## BEGIN

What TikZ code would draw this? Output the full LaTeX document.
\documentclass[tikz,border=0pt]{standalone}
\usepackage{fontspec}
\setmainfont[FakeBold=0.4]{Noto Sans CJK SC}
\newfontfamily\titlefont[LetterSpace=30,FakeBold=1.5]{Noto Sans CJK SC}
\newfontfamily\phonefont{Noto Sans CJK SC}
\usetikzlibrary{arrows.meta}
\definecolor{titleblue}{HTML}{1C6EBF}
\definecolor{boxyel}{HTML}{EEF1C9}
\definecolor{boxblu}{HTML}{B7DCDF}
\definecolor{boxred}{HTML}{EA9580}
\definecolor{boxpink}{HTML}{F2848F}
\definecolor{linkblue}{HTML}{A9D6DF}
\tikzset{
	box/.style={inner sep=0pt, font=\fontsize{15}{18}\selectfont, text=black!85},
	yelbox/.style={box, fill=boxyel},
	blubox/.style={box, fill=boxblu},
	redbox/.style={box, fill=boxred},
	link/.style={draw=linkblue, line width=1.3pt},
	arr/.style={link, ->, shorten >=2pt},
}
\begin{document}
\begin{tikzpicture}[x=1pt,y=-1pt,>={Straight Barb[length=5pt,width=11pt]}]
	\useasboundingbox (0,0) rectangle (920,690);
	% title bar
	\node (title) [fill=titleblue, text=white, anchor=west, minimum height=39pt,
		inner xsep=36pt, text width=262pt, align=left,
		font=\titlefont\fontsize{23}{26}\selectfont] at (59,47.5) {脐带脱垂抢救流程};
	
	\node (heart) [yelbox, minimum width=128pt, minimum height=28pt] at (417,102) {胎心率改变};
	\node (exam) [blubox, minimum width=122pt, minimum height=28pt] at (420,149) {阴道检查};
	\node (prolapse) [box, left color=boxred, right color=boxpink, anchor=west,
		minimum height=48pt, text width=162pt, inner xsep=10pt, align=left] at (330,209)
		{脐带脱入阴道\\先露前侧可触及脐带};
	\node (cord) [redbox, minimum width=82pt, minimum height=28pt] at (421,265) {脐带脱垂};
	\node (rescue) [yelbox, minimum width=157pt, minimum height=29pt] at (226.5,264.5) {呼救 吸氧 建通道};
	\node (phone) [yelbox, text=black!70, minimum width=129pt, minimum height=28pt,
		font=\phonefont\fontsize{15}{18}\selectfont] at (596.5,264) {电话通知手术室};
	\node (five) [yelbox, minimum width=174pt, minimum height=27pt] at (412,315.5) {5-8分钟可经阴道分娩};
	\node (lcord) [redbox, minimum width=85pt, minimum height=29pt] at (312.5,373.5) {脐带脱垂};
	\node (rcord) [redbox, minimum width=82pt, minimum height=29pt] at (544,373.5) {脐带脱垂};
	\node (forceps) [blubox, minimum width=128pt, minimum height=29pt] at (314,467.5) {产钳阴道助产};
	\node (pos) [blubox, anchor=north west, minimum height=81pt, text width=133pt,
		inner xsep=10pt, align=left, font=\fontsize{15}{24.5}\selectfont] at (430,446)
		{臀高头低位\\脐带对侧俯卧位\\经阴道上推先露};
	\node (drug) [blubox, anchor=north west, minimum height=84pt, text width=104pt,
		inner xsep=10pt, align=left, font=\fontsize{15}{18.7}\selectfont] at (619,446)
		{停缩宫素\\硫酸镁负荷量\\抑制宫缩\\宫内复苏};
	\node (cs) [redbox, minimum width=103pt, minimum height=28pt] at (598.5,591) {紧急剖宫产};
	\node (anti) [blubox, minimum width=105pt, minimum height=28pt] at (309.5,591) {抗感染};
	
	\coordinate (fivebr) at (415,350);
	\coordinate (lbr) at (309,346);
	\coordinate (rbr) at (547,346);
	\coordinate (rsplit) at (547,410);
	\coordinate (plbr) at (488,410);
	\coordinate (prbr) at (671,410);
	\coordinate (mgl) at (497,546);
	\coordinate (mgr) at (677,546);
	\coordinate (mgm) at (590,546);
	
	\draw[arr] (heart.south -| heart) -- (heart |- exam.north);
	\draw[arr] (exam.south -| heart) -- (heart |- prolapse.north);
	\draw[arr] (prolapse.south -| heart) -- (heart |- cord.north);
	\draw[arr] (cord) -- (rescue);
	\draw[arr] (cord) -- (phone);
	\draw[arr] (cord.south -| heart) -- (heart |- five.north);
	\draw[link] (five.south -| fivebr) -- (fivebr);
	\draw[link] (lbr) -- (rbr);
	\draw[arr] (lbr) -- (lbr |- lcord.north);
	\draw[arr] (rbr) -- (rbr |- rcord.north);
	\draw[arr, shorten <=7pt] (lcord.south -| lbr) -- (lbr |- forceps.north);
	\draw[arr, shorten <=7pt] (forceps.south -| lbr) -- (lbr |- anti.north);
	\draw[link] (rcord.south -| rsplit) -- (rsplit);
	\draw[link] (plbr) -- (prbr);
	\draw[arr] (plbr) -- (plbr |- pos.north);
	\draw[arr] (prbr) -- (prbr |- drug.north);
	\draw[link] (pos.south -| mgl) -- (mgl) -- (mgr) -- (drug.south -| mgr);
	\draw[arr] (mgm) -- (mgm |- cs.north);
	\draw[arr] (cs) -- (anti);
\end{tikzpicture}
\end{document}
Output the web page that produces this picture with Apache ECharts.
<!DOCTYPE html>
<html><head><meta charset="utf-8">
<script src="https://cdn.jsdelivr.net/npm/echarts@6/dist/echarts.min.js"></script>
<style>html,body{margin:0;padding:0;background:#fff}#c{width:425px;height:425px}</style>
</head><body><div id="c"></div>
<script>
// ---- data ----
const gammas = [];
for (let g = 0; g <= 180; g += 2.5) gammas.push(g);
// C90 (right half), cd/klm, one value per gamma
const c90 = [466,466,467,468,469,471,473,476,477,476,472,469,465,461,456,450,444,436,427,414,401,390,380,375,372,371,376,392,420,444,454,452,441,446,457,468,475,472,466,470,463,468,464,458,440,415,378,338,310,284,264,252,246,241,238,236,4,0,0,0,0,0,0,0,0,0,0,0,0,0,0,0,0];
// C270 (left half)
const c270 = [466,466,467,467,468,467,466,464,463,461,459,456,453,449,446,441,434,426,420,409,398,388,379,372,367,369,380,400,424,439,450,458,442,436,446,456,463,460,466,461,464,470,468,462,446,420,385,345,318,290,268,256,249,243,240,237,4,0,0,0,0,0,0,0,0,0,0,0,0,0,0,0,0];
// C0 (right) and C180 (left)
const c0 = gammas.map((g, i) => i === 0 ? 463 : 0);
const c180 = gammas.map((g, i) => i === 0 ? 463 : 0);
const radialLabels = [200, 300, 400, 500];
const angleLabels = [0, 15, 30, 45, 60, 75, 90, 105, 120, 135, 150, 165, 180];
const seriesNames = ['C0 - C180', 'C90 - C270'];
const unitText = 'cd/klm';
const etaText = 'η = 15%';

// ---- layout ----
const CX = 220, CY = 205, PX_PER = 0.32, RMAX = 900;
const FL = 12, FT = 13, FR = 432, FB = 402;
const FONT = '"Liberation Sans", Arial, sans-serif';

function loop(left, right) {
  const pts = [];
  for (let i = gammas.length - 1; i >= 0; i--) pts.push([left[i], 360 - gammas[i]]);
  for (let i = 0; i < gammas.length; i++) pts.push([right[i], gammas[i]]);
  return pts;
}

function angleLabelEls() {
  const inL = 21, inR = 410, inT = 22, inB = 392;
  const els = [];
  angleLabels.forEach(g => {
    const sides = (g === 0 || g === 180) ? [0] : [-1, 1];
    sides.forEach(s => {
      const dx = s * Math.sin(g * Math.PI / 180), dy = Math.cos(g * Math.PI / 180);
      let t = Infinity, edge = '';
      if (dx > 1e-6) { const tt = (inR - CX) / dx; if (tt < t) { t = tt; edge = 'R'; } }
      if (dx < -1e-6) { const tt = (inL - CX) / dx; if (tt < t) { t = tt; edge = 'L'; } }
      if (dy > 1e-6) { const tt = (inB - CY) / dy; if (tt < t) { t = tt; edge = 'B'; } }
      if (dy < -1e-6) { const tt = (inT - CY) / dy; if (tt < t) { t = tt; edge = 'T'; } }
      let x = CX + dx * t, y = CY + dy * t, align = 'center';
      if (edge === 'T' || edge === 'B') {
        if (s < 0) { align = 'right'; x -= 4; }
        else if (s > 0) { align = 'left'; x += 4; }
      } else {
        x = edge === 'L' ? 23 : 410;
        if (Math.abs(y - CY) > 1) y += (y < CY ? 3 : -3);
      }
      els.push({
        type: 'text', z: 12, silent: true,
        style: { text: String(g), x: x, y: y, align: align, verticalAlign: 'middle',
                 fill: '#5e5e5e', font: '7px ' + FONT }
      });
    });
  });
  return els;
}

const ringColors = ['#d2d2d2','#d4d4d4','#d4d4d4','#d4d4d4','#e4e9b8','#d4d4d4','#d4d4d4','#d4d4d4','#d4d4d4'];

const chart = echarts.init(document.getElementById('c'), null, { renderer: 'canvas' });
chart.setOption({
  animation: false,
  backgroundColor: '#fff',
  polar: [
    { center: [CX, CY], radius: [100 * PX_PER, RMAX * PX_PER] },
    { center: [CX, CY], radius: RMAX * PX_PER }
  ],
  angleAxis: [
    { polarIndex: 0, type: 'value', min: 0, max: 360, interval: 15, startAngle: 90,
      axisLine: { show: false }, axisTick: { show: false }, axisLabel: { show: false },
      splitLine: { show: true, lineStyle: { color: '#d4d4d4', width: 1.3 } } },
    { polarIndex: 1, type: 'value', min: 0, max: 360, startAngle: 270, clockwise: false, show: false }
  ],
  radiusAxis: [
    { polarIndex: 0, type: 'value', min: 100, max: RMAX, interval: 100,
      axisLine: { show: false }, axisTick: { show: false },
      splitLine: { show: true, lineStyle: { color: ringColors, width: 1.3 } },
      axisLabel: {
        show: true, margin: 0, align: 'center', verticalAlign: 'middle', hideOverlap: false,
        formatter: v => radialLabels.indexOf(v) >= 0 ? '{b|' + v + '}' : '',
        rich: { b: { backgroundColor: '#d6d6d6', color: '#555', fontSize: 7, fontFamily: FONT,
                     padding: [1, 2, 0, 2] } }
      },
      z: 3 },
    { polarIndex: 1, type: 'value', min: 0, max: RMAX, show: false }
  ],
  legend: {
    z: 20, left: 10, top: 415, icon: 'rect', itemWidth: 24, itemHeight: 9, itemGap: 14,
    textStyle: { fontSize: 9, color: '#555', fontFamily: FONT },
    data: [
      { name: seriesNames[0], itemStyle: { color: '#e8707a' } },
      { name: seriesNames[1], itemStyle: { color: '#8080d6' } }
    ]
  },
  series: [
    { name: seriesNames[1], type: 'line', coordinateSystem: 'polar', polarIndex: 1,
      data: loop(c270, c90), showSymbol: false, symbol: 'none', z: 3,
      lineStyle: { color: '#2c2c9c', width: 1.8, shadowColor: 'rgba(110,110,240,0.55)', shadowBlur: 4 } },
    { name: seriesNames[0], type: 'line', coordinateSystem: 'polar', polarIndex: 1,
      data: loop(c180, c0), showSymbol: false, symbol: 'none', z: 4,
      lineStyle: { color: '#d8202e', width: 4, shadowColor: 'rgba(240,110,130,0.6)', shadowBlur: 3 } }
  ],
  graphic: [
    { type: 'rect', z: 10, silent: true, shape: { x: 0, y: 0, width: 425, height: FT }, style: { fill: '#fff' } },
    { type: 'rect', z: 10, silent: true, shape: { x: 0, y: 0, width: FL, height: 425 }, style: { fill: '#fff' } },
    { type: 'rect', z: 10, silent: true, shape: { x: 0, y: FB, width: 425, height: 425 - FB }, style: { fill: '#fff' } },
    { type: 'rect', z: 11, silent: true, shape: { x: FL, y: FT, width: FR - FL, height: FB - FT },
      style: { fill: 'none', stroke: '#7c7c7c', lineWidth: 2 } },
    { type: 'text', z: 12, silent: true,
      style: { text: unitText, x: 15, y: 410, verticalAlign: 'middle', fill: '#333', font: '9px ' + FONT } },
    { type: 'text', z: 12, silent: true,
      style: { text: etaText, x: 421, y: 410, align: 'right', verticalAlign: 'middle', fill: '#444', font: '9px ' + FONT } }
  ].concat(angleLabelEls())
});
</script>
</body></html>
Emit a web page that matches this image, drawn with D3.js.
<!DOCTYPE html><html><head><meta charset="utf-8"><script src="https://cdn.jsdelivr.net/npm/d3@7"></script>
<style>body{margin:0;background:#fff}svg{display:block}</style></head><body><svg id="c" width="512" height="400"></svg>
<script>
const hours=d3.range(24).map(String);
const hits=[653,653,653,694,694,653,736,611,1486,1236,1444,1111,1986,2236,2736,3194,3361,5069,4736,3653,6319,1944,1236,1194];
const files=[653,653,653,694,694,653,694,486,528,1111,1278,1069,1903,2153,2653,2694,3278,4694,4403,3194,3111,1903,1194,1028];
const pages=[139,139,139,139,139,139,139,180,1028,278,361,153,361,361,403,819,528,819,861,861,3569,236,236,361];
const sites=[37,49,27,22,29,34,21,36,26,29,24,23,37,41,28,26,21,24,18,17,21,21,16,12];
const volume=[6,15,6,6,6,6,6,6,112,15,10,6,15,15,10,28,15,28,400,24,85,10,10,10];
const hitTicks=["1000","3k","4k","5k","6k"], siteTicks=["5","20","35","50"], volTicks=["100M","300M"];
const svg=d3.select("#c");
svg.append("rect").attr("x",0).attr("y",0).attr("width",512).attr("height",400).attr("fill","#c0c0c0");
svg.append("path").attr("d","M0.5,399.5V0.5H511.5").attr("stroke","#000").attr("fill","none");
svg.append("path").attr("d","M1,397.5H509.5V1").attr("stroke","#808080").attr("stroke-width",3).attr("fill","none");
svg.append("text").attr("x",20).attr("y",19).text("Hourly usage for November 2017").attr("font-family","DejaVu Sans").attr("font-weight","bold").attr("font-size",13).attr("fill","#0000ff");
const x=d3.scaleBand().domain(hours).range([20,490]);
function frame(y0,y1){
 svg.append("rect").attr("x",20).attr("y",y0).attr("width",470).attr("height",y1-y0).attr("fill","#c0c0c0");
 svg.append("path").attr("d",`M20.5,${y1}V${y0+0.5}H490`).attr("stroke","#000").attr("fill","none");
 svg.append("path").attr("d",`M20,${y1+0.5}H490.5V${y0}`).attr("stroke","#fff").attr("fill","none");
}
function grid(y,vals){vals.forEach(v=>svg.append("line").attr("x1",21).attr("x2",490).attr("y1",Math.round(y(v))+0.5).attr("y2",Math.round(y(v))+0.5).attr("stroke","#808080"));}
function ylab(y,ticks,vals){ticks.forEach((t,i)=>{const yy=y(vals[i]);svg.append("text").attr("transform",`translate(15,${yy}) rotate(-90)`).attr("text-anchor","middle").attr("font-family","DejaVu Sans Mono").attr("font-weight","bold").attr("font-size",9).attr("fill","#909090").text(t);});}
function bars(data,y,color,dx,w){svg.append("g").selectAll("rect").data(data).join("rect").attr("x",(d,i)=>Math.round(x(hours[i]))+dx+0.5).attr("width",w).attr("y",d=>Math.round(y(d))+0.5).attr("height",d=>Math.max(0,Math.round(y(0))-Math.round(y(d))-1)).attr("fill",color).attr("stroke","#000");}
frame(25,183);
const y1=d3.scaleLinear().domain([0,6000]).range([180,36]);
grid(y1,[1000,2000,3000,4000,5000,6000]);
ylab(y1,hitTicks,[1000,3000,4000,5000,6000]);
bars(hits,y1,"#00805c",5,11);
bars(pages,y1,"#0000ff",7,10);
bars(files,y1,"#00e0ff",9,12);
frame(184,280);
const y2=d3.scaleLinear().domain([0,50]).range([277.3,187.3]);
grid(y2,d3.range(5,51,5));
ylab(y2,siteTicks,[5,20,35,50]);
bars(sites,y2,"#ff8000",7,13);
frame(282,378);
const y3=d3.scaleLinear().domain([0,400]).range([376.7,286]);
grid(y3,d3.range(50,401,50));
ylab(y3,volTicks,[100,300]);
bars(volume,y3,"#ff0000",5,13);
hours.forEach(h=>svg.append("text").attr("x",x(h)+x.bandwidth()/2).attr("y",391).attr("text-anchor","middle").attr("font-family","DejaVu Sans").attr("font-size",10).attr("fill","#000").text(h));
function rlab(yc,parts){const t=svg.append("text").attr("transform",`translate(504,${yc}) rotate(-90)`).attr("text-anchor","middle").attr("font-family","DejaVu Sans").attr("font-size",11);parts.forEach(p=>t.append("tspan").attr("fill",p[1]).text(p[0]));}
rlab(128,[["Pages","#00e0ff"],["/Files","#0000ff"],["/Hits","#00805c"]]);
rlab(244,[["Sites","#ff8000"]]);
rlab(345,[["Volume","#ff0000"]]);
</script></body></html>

## END

→ Directions for this task: Locate the word "with" in the data above. Copy every line carrying it.

→ Output of the task:
Output the web page that produces this picture with Apache ECharts.
Emit a web page that matches this image, drawn with D3.js.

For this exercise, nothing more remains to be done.